Folds ultimately isn’t interested in simply lamenting the flaws of our times, but rather in finding ways to still connect to the magic and wonder of being alive no matter what the world may throw at us. The dreamy Back To Anonymous embraces the unexpected freedom of a world in which everyone is masked; the off-kilter pop of Winslow Gardens loses track of the passing time while isolating with a loved one; the aching title track What Matters Most finds new perspective in the face of tragic loss. By the time we arrive at radiant closer Moments, it’s clear that transcendence is always within reach, no matter how unlikely it may seem.
“I come from the vinyl era, and this perhaps more than any record I’ve made is a true album,” says Folds. “There’s a very specific sequence and arc to each side, all building up to this almost surreal positive finale, and that structure was really important to me.”

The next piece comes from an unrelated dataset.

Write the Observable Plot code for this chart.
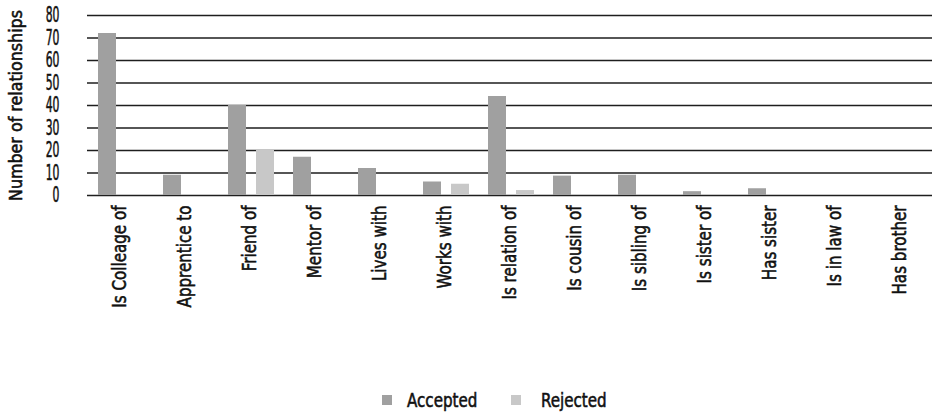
<!DOCTYPE html>
<html>
<head>
<meta charset="utf-8">
<script src="https://cdn.jsdelivr.net/npm/d3@7"></script>
<script src="https://cdn.jsdelivr.net/npm/@observablehq/plot@0.6"></script>
<style>
  html, body { margin: 0; padding: 0; background: #fff; }
  body { width: 934px; height: 415px; overflow: hidden; position: relative; font-family: "DejaVu Sans Condensed", "DejaVu Sans", sans-serif; }
  #chart svg text { stroke: #111; stroke-width: 0.55px; }
  #legend { position: absolute; left: 0; top: 375px; width: 934px; height: 40px; font-size: 20px; color: #111; }
  .sw { position: absolute; width: 10px; height: 10px; top: 20px; }
  .lt { position: absolute; top: 14px; line-height: 22px; display: inline-block; white-space: nowrap; transform: scaleX(0.84); transform-origin: left center; -webkit-text-stroke: 0.55px #111; }
</style>
</head>
<body>
<div id="chart"></div>
<div id="legend"></div>
<script>
const categories = ["Is Colleage of", "Apprentice to", "Friend of", "Mentor of", "Lives with", "Works with", "Is relation of", "Is cousin of", "Is sibling of", "Is sister of", "Has sister", "Is in law of", "Has brother"];
const accepted = [72, 9, 40, 17, 12, 6, 44, 8.6, 9, 1.7, 3, 0, 0];
const rejected = [0, 0, 20, 0, 0, 5, 2.2, 0, 0, 0, 0, 0, 0];
const seriesNames = ["Accepted", "Rejected"];
const seriesColors = ["#a0a0a0", "#c8c8c8"];
const yTicks = [0, 10, 20, 30, 40, 50, 60, 70, 80];

const rows = [];
categories.forEach((c, i) => {
  rows.push({category: c, series: seriesNames[0], value: accepted[i]});
  rows.push({category: c, series: seriesNames[1], value: rejected[i]});
});

const chart = Plot.plot({
  width: 934,
  height: 375,
  marginTop: 15,
  marginBottom: 180,
  marginLeft: 84,
  marginRight: 0,
  style: {fontFamily: '"DejaVu Sans Condensed", "DejaVu Sans", sans-serif', fontSize: "20px", color: "#111", background: "#fff"},
  fx: {domain: categories, padding: 0, label: null, axis: "bottom", tickRotate: -90, tickSize: 0, tickPadding: 10},
  x: {domain: seriesNames, axis: null, paddingInner: 0.345, paddingOuter: 0.3, align: 0.6},
  y: {domain: [0, 80], ticks: yTicks, tickSize: 0, tickPadding: 28, label: "Number of relationships", labelAnchor: "center", labelOffset: 79, labelArrow: "none"},
  color: {domain: seriesNames, range: seriesColors},
  marks: [
    Plot.gridY(yTicks, {stroke: "#1e1e1e", strokeOpacity: 1, strokeWidth: 1.3}),
    Plot.barY(rows, {fx: "category", x: "series", y: "value", fill: "series"})
  ]
});
document.getElementById("chart").appendChild(chart);

// condense text to mimic the narrow typeface of the reference
chart.querySelectorAll("text").forEach(el => {
  const g = el.closest("g[aria-label]");
  const role = g ? g.getAttribute("aria-label") : "";
  if (role.includes("y-axis label")) el.style.fontSize = "18.5px";
  if (role.includes("y-axis tick")) el.style.fontSize = "21.5px";
  const L = el.getComputedTextLength();
  let target = null;
  if (role.includes("y-axis label")) target = Math.min(L, 191);
  else if (role.includes("y-axis tick")) target = L * 0.56;
  else if (role.includes("fx-axis tick")) target = L * 0.84;
  if (target) {
    el.setAttribute("textLength", target);
    el.setAttribute("lengthAdjust", "spacingAndGlyphs");
  }
});

const legend = document.getElementById("legend");
const swX = [382, 511];
const txX = [407, 541];
seriesNames.forEach((s, i) => {
  const sw = document.createElement("div");
  sw.className = "sw";
  sw.style.left = swX[i] + "px";
  sw.style.background = seriesColors[i];
  const t = document.createElement("span");
  t.className = "lt";
  t.style.left = txX[i] + "px";
  t.textContent = s;
  legend.appendChild(sw);
  legend.appendChild(t);
});
</script>
</body>
</html>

In the album’s opening moments, But Wait, There’s More comes off as a rather grimly sardonic tease. (We live in an age of overstimulation, overconsumption, and overwhelming self-absorption. Just how much more can we take?) But by the album’s end, the line feels more like a mantra of hope and perseverance, a reminder that there’s more to this life than meets the eye, more to celebrate, more to love, more to be grateful for. It’s hard to imagine a more generous offering than that.